Overcoming the low end range restriction of MIDI Guitar 2 with GP

This one simple tip will change your life!

I use a guitar tuning that puts the low string at C1 (MIDI note 36). MIDI Guitar 2 only reacts to notes down to D1, so I am losing the 2 lowest notes of my range. For a long time, I just put up with it. I believe that MIDI Guitar 3 will overcome that limitation - I’ve corresponded with the dev and he has led me to believe so…

But: I’ve found a way around this in GP:

I use MG2 as a standalone, setting its input to my interface and its output to Virtual MIDI Output. I don’t use any of its internal sounds (this may change with MG3…) so I turn everything off there to save CPU. Then I have access to its MIDI output in a MIDI In Block in GP, I can put one in any rackspace and/or the Global rackspace.

SO: I have done the same with MIDI Bass, which comes free with MIDI Guitar. However, I set the key split to just C1 and C#1. I place its MIDI In Block just before the MG2 MIDI In Block, and on the MG2 block’s window I check “Enable MIDI merge”.

Voila! MIDI Bass provides the 2 lowest notes, everything else out of it is blocked and taken care of by MG2. My 2 lowest notes are back! This will serve me perfectly until MG3 comes out…and in case they didn’t add lower notes to it. (Which I assume they can, as MIDI Bass exists after all.)

You can, of course, extend the range much further down (using a lower lowest note in your key split) if your instrument goes lower than C1. This does not solve the problem of missing high notes, my guitar goes 5 semitones higher than MG2 can process - hopefully they’ll extend that as well.

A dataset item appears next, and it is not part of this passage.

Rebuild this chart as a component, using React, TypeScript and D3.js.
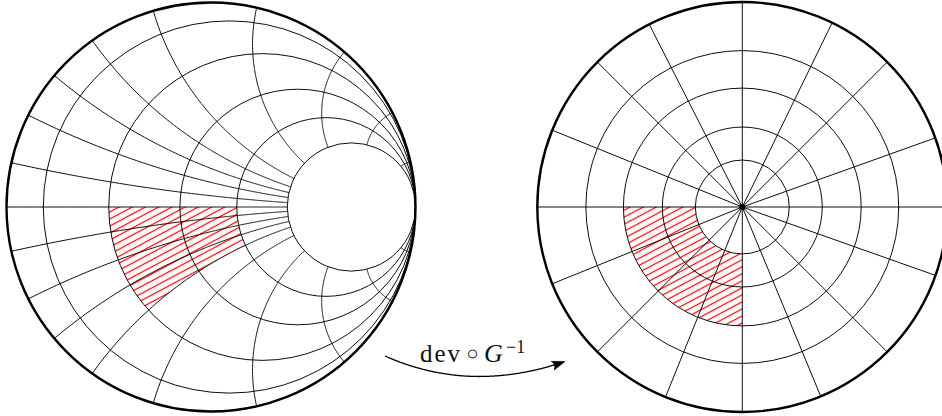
import React from 'react'
import * as d3 from 'd3'

// left disk: horocycles tangent at the point 1, given by where they cross the diameter (unit coords)
const horocycleFeet = [-0.82, -0.5, -0.152, 0.126, 0.373]
// left disk: end angles (deg) of the geodesics running into the point 1
const geodesicEnds = [
  180, 167.5, 153.3, 140, 125.5, 106.4, 77.1, 49.3, 27.5, 12.8,
  -12.8, -27.5, -49.3, -77.1, -106.4, -125.5, -140, -153.3, -167.5,
]
// right disk: radii of the concentric circles (fraction of the disk radius)
const ringRadii = [0.229, 0.39, 0.58, 0.763]
// right disk: directions (deg) of the rays from the centre
const rayAngles = [0, 19.7, 45, 64, 90, 117, 135, 158, 180, 202, 225, 248, 270, 292.5, 315, 340.5]
// hatched pieces: horocycle / ring indices and angle ranges
const hatchLeftHoro = [1, 3]
const hatchLeftEnds = [180, -125.5]
const hatchRightRings = [0, 2]
const hatchRightAngles = [180, 270]
const labelParts = ['dev', '\u2218', 'G', '\u22121']

const width = 942
const height = 416
const rad = (deg: number) => (deg * Math.PI) / 180

// half-plane coordinates  ->  unit disk (point at infinity goes to 1)
const cayley = (a: number, t: number): [number, number] => {
  const d = a * a + (t + 1) * (t + 1)
  return [(a * a + t * t - 1) / d, (-2 * a) / d]
}
const footToHeight = (z0: number) => (1 + z0) / (1 - z0)
const endToA = (deg: number) => {
  const half = rad(deg) / 2
  return Math.abs(Math.sin(half)) < 1e-9 ? 0 : -Math.cos(half) / Math.sin(half)
}

const App = () => {
  // left disk
  const cxL = 211, cyL = 207, RL = 204.5
  const xL = d3.scaleLinear().domain([-1, 1]).range([cxL - RL, cxL + RL])
  const yL = d3.scaleLinear().domain([-1, 1]).range([cyL + RL, cyL - RL])
  const lineL = d3.line<[number, number]>().x(d => xL(d[0])).y(d => yL(d[1]))

  // right disk
  const cxR = 742.3, cyR = 207, RR = 205
  const rR = d3.scaleLinear().domain([0, 1]).range([0, RR])

  const heights = horocycleFeet.map(footToHeight)
  const hMax = heights[heights.length - 1]
  const steps = d3.range(0, 1.00001, 1 / 200)

  const geodesics = geodesicEnds.map(e => {
    const a = endToA(e)
    return lineL(steps.map(s => cayley(a, s * hMax))) as string
  })

  // hatched region on the left, a rectangle in half-plane coordinates
  const h1 = heights[hatchLeftHoro[0]], h2 = heights[hatchLeftHoro[1]]
  const a1 = endToA(hatchLeftEnds[0]), a2 = endToA(hatchLeftEnds[1])
  const lerp = (p: number, q: number, s: number) => p + (q - p) * s
  const leftHatchPts: [number, number][] = [
    ...steps.map(s => cayley(a1, lerp(h1, h2, s))),
    ...steps.map(s => cayley(lerp(a1, a2, s), h2)),
    ...steps.map(s => cayley(a2, lerp(h2, h1, s))),
    ...steps.map(s => cayley(lerp(a2, a1, s), h1)),
  ]
  const leftHatch = (lineL(leftHatchPts) as string) + 'Z'

  const rightHatch = d3.arc()({
    innerRadius: rR(ringRadii[hatchRightRings[0]]),
    outerRadius: rR(ringRadii[hatchRightRings[1]]),
    startAngle: Math.PI / 2 - rad(hatchRightAngles[0]),
    endAngle: Math.PI / 2 - rad(hatchRightAngles[1]),
  } as any) as string

  // arrow between the disks
  const p0: [number, number] = [385, 356]
  const pc: [number, number] = [470, 394]
  const p1: [number, number] = [565, 361.5]
  const bez = (t: number): [number, number] => [
    (1 - t) * (1 - t) * p0[0] + 2 * (1 - t) * t * pc[0] + t * t * p1[0],
    (1 - t) * (1 - t) * p0[1] + 2 * (1 - t) * t * pc[1] + t * t * p1[1],
  ]
  const arrowLine = d3.line().curve(d3.curveBasis)(d3.range(0, 0.951, 0.01).map(bez)) as string
  const dx = p1[0] - pc[0], dy = p1[1] - pc[1]
  const len = Math.hypot(dx, dy)
  const ux = dx / len, uy = dy / len
  const nx = -uy, ny = ux
  const L = 13, W = 4.6
  const head = d3.path()
  head.moveTo(p1[0], p1[1])
  head.lineTo(p1[0] - L * ux + W * nx, p1[1] - L * uy + W * ny)
  head.quadraticCurveTo(p1[0] - 0.7 * L * ux, p1[1] - 0.7 * L * uy, p1[0] - L * ux - W * nx, p1[1] - L * uy - W * ny)
  head.closePath()

  return (
    <svg width={width} height={height} style={{ position: 'absolute', left: 0, top: 0, display: 'block' }}>
      <defs>
        <pattern id="hatch" patternUnits="userSpaceOnUse" width={12} height={6.2} patternTransform="rotate(-28)">
          <line x1={0} y1={3.1} x2={12} y2={3.1} stroke="#ff0000" strokeWidth={1.2} />
        </pattern>
      </defs>
      <rect width={width} height={height} fill="#fff" />

      {/* left disk */}
      <path d={leftHatch} fill="url(#hatch)" stroke="none" />
      <g fill="none" stroke="#000" strokeWidth={0.95}>
        {geodesics.map((d, i) => <path key={i} d={d} />)}
        {horocycleFeet.map((z0, i) => (
          <circle key={i} cx={xL((z0 + 1) / 2)} cy={yL(0)} r={((1 - z0) / 2) * RL} />
        ))}
      </g>
      <circle cx={cxL} cy={cyL} r={RL} fill="none" stroke="#000" strokeWidth={2.4} />

      {/* right disk */}
      <path d={rightHatch} transform={`translate(${cxR},${cyR})`} fill="url(#hatch)" stroke="none" />
      <g fill="none" stroke="#000" strokeWidth={0.95}>
        {ringRadii.map((r, i) => <circle key={i} cx={cxR} cy={cyR} r={rR(r)} />)}
        {rayAngles.map((a, i) => (
          <line key={i} x1={cxR} y1={cyR} x2={cxR + rR(1) * Math.cos(rad(a))} y2={cyR - rR(1) * Math.sin(rad(a))} />
        ))}
      </g>
      <circle cx={cxR} cy={cyR} r={RR} fill="none" stroke="#000" strokeWidth={2.4} />
      <circle cx={cxR} cy={cyR} r={3} fill="#000" />

      {/* arrow */}
      <path d={arrowLine} fill="none" stroke="#000" strokeWidth={1.3} />
      <path d={head.toString()} fill="#000" stroke="#000" strokeWidth={0.6} strokeLinejoin="round" />
      <g fill="#111" fontFamily="'Liberation Serif', serif">
        <text x={420} y={361.5} fontSize={25} textLength={40} lengthAdjust="spacing">{labelParts[0]}</text>
        <text x={472.5} y={363.5} fontSize={32} textAnchor="middle" fontFamily="'DejaVu Sans', sans-serif"
          stroke="#fff" strokeWidth={0.9}>{labelParts[1]}</text>
        <text x={484} y={361.5} fontSize={26} fontStyle="italic">{labelParts[2]}</text>
        <text x={506} y={353} fontSize={18}>{labelParts[3]}</text>
      </g>
    </svg>
  )
}

export default App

  1. MG2 and MB “Front” view (these settings work for me and my purposes, YMMV):

2: MG2 and MB Interface view (these settings work for me and my purposes, YMMV):

  1. GP Wiring view (I have saved this as a “Favorite” with the above settings so I can easily load it into any Rackspace):

  1. MIDI In Blocks setup:


Great idea. I use Midi Guitar 2 & Midi Bass as well. I haven’t used it with drop tunings, however, so this tip will come in handy when that day comes. Cheers!